Q: Why is it important for businesses to build resilience at a strategic and operational level, and adopt risk management as a part of good corporate governance?
A: You have to think about how resilient a business is to all sorts of shocks that may immediately impact on the ability of a business to operate.
And if you don’t think about the business and strategic risk for large global risks, then you are missing a trick, as you are not seeing the forward-thinking radar of risk to help manage in a pro-active way the business response and sustainability of that business to those global risks.
You can’t ignore these things and imagine that it can’t be you, as one day it could be and if you are not prepared for it then it could spell the end of your business.
Q: Finally, what is a good example of a global risk that has had an immediate impact on businesses?
A: This winter’s extreme weather and flooding in the UK, which may be a global phenomenon linked to climate change – although we don’t know for certain as it is a very complex link – will have surprised businesses not prepared for extreme versions of weather in all sorts of ways and could have had a significant impact on their ability to deliver goods and services.
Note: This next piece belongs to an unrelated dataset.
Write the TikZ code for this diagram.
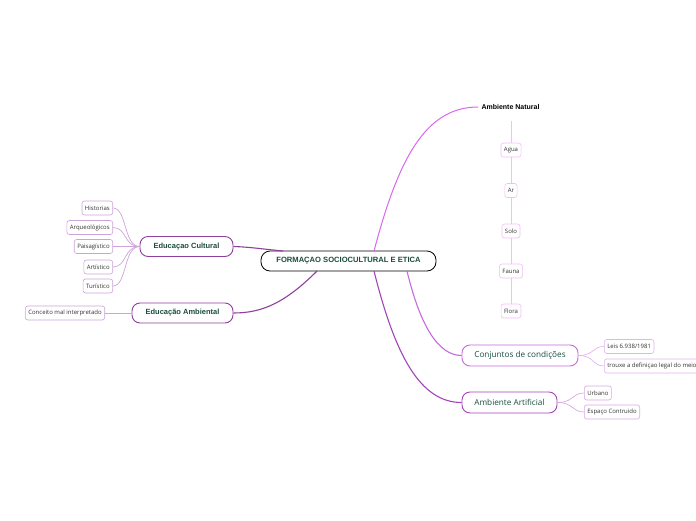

For instance, the flooding on the Somerset Levels had a big impact on the local farming community but had all sorts of other knock-on impacts in terms of cost of feedstock to cost and availability of basic foodstuffs.
The severe flooding in Thailand in 2011 is another example. Many global supply chains were disrupted, so things happening on the other side of the world that are a consequence of global risk often come home to roost.
To quote John Donne, the 17th century English metaphysical poet, no man is an island, but it is equally true to say no business is an island either.